Quite an honor

Ceremony held at Visitors Center statue for ‘CCC boys’

Times Observer photo by Brian Ferry Civilian Conservation Corps historian Michael Schultz talks about CCC veteran Charles Varro during the 11th annual CCC Statue Dedication Ceremony Friday at Warren County Visitors Bureau.

A group of about 20 people gathered Friday to honor the veterans of the Civilian Conservation Corps.

Family members of four CCC boys attended the 11th annual CCC Statue Dedication Ceremony at the Warren County Visitors Center.

The statue at the visitors center in Starbrick is one of seven in Pennsylvania. It was dedicated in 2007.

On Friday, the ceremony honored local veterans — Donald Come, Orren Wood, Charles Varro, Joe Tullio, John Dennis, Nick Stanko, and Leo Beane.

Philip Gouzie, who recently passed away, was also honored.

Ed Atwood, chairman of the statue committee, said Varro was the driving force behind the statue.

He told Atwood, “You could do the CCC boys a big favor if you could get a statue here.”

That set Atwood on the path. “He kept after me until I got it going,” he said. “Charles kept everything going. He kicked us around.”

Although the ANF was promised the first CCC statue, the one that finally arrived was number 42, Atwood said.

CCC historian Michael Schultz spoke about Varro.

“Charlie was a very good baseball player,” Schultz said. “During World War II, he played a lot of baseball in the South Pacific.”

He made a connection with Red Sox hall-of-fame second baseman Bobby Doerr, Schultz said. He also met and played an exhibition against Ted Williams in which he said he was going to strike the Splendid Splinter out. “He didn’t,” Schultz said.

There were 14 CCC camps on the Allegheny National Forest alone.

Among their many accomplishments, the boys in the CCC:

¯ built almost 47,000 bridges;

¯ developed over 800 state parks;

¯ built 4,622 fish rearing ponds;

¯ restored 3,980 historic structures;

¯ installed about 5,000 miles of water supply line;

¯ improved 3,462 beaches;

¯ surveyed and mapped millions of acres and thousands of lakes;

¯ built 1,865 drinking fountains;

¯ built 27,191 miles of fence;

¯ spent a total of over 200,000 man-days fighting coal fires — some possibly thousands of years old;

¯ built over 3,000 lookout towers; and

¯ learned to read — “more than 400,000 illiterate enrollees were taught to read and write during their time in the CCC.”

Tree planting was a major effort for the CCC in Pennsylvania. In all, the organization planted more than 3 billion trees.

Local CCC veterans are honored with trees and plaques at the visitors center.

The tree honoring Varro is a serviceberry selected by DCNR Cornplanter District Forester Cecile Stelter. “It’s the first tree that blooms in the spring,” she said. “It’s native and long-lasting. It’s truly a tribute to him.”
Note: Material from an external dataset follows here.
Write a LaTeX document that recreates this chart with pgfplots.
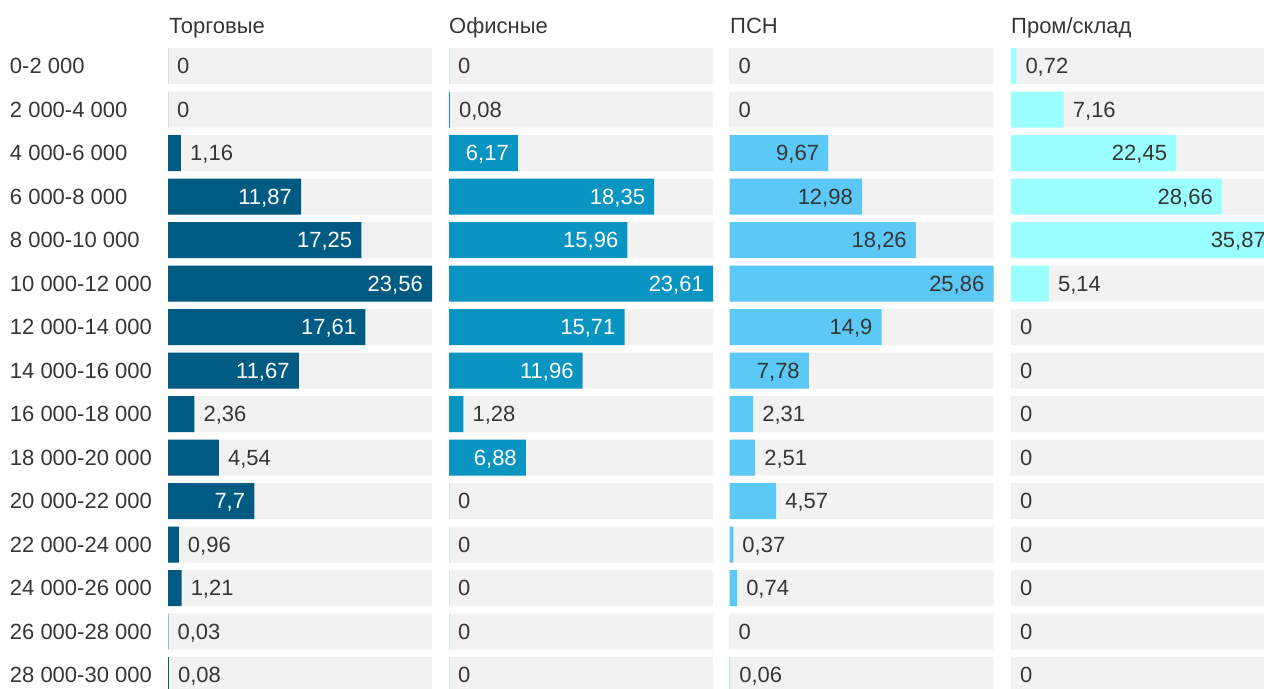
\documentclass[border=0pt]{standalone}
\usepackage{fontspec}
\setmainfont{Liberation Sans}
\usepackage{pgfplots}
\usepackage{pgfplotstable}
\pgfplotsset{compat=1.18}
\definecolor{bgc}{HTML}{F2F2F2}
\definecolor{tc}{HTML}{363636}
\definecolor{c1}{HTML}{005B82}
\definecolor{c2}{HTML}{0994C1}
\definecolor{c3}{HTML}{5BC8F5}
\definecolor{c4}{HTML}{9BFFFF}
\newcommand{\fsz}{\fontsize{22bp}{26bp}\selectfont}

% in = 1: label inside the bar, 0: outside
\pgfplotstableread{
row v in
0 0 0
1 0 0
2 1.16 0
3 11.87 1
4 17.25 1
5 23.56 1
6 17.61 1
7 11.67 1
8 2.36 0
9 4.54 0
10 7.7 1
11 0.96 0
12 1.21 0
13 0.03 0
14 0.08 0
}\tA
\pgfplotstableread{
row v in
0 0 0
1 0.08 0
2 6.17 1
3 18.35 1
4 15.96 1
5 23.61 1
6 15.71 1
7 11.96 1
8 1.28 0
9 6.88 1
10 0 0
11 0 0
12 0 0
13 0 0
14 0 0
}\tB
\pgfplotstableread{
row v in
0 0 0
1 0 0
2 9.67 1
3 12.98 1
4 18.26 1
5 25.86 1
6 14.9 1
7 7.78 1
8 2.31 0
9 2.51 0
10 4.57 0
11 0.37 0
12 0.74 0
13 0 0
14 0.06 0
}\tC
\pgfplotstableread{
row v in
0 0.72 0
1 7.16 0
2 22.45 1
3 28.66 1
4 35.87 1
5 5.14 0
6 0 0
7 0 0
8 0 0
9 0 0
10 0 0
11 0 0
12 0 0
13 0 0
14 0 0
}\tD

\pgfplotsset{
 panel/.style={
  scale only axis, width=264bp, height=652.5bp,
  anchor=north west,
  xmin=0, ymin=-0.5, ymax=14.5, y dir=reverse,
  enlargelimits=false, clip=false,
  axis line style={draw=none}, tick style={draw=none},
  xtick=\empty, ytick=\empty,
  xbar, bar width=36bp, bar shift=0pt,
 },
 lab/.style 2 args={
  draw=none, fill=#1,
  point meta=x,
  visualization depends on={\thisrow{in}\as\myin},
  nodes near coords={\ifdim\myin pt>0.5pt\color{#2}\else\color{tc}\fi\pgfmathprintnumber[fixed,precision=2,use comma,assume math mode=true]{\pgfplotspointmeta}},
  nodes near coords style={anchor={\ifdim\myin pt>0.5pt base east\else base west\fi}, yshift=-7.8bp, inner xsep=9bp, inner ysep=0pt, font=\fsz},
 },
}

\begin{document}
\fsz
\begin{tikzpicture}
\path[use as bounding box] (0,0) rectangle (1264bp,-689bp);
\clip (0,0) rectangle (1264bp,-689bp);

\begin{axis}[panel, at={(168bp,-44.25bp)}, xmax=23.56,
  ytick={0,...,14},
  yticklabels={0-2 000,2 000-4 000,4 000-6 000,6 000-8 000,8 000-10 000,10 000-12 000,12 000-14 000,14 000-16 000,16 000-18 000,18 000-20 000,20 000-22 000,22 000-24 000,24 000-26 000,26 000-28 000,28 000-30 000},
  yticklabel style={anchor=west, xshift=-154bp, inner xsep=0pt, font=\fsz, text=tc}]
\addplot[fill=bgc, draw=none] table[x expr=23.56, y=row] {\tA};
\addplot[lab={c1}{white}] table[x=v, y=row] {\tA};
\end{axis}

\begin{axis}[panel, at={(449bp,-44.25bp)}, xmax=23.61]
\addplot[fill=bgc, draw=none] table[x expr=23.61, y=row] {\tB};
\addplot[lab={c2}{white}] table[x=v, y=row] {\tB};
\end{axis}

\begin{axis}[panel, at={(729.5bp,-44.25bp)}, xmax=25.86]
\addplot[fill=bgc, draw=none] table[x expr=25.86, y=row] {\tC};
\addplot[lab={c3}{tc}] table[x=v, y=row] {\tC};
\end{axis}

\begin{axis}[panel, at={(1011bp,-44.25bp)}, xmax=35.87]
\addplot[fill=bgc, draw=none] table[x expr=35.87, y=row] {\tD};
\addplot[lab={c4}{tc}] table[x=v, y=row] {\tD};
\end{axis}

\node[anchor=base west, text=tc, inner sep=0pt] at (169bp,-33bp) {Торговые};
\node[anchor=base west, text=tc, inner sep=0pt] at (449bp,-33bp) {Офисные};
\node[anchor=base west, text=tc, inner sep=0pt] at (730bp,-33bp) {ПСН};
\node[anchor=base west, text=tc, inner sep=0pt] at (1011bp,-33bp) {Пром/склад};
\end{tikzpicture}
\end{document}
CCC Legacy Board member Martha Smith attended the ceremony and spoke about Philip Gouzie — CCC veteran and a Legacy Board member.
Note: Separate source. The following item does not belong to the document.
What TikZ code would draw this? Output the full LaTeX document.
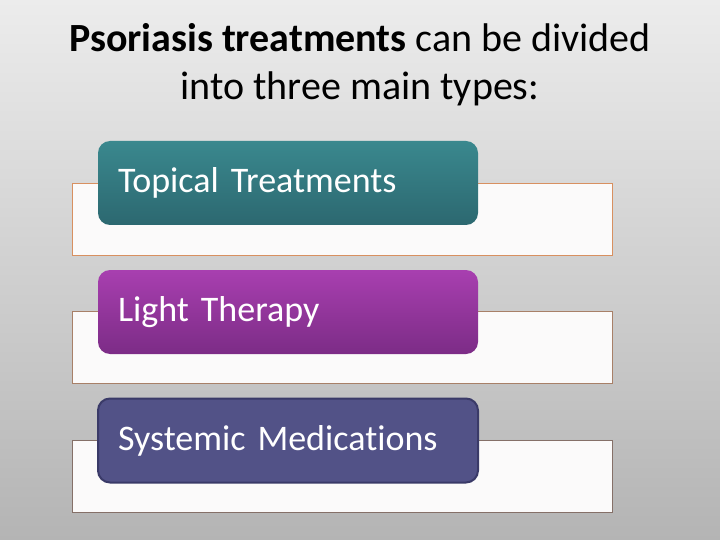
\documentclass[tikz,border=0pt]{standalone}
\usepackage{fontspec}
\setmainfont[Ligatures=NoCommon]{Carlito}
\definecolor{bgtop}{HTML}{ECECEC}
\definecolor{bgbot}{HTML}{B4B4B4}
\definecolor{tealtop}{HTML}{3A888E}
\definecolor{tealbot}{HTML}{2C6870}
\definecolor{purtop}{HTML}{A83FB0}
\definecolor{purbot}{HTML}{7C2C86}
\definecolor{navy}{HTML}{525287}
\definecolor{navyedge}{HTML}{3A3A68}
\definecolor{edgeA}{HTML}{D89060}
\definecolor{edgeB}{HTML}{A88068}
\definecolor{edgeC}{HTML}{857068}
\definecolor{panel}{HTML}{FBFAFA}
\tikzset{
  panelbox/.style={draw, line width=0.8pt, fill=panel, rectangle, minimum width=540pt, minimum height=72pt, inner sep=0pt},
  catbox/.style={rectangle, rounded corners=12pt, minimum width=380pt, minimum height=84pt, text width=340pt, inner xsep=20pt, align=left, text=white, font=\fontsize{36}{40}\selectfont},
  titletext/.style={align=center, font=\fontsize{40}{48}\selectfont, text=black}
}
\begin{document}
\begin{tikzpicture}[x=1pt,y=-1pt]
\useasboundingbox (0,0) rectangle (720,540);
\shade[top color=bgtop, bottom color=bgbot] (0,0) rectangle (720,540);
\node[titletext] (title) at (360,65) {\textbf{Psoriasis treatments} can be divided\\into three main types:};
\node[panelbox, draw=edgeA] (p1) at (342,219) {};
\node[panelbox, draw=edgeB] (p2) at (342,347.5) {};
\node[panelbox, draw=edgeC] (p3) at (342,476) {};
\node[catbox, top color=tealtop, bottom color=tealbot] (c1) at (288,183) {\raisebox{-3pt}{Topical Treatments}};
\node[catbox, top color=purtop, bottom color=purbot] (c2) at (288,312) {\raisebox{-3pt}{Light Therapy}};
\node[catbox, fill=navy, draw=navyedge, line width=2pt] (c3) at (288,440.5) {\raisebox{-3pt}{Systemic Medications}};
\end{tikzpicture}
\end{document}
At 16, Gouzie heard his father tell his mother that he had lost his job and the family would be losing their home.

“That young boy decided to join the CCC,” she said.

He was not old enough, but local recruiters sometimes looked the other way.

Homesick after months away, he decided to walk the 30 miles to his home in Portland, Maine, when he was given weekend leave, Smith said. A buddy turned back after nine miles, leaving Gouzie on his own. He met a truck driver who stopped and explained to the boy that he could lose his job if he let him ride. But, he also explained that he had to take a short break, and if someone were to climb on top of the logs on the back of the truck, he wouldn’t know about it, and that passenger could get a ride into Portland by holding onto the chains.

Gouzie said he thought during that ride that he was going to die before he got back to see his ‘Mumma,’ Smith said.

“Phil was CCC through and through,” she said.

Gouzie passed away in July at the age of 95.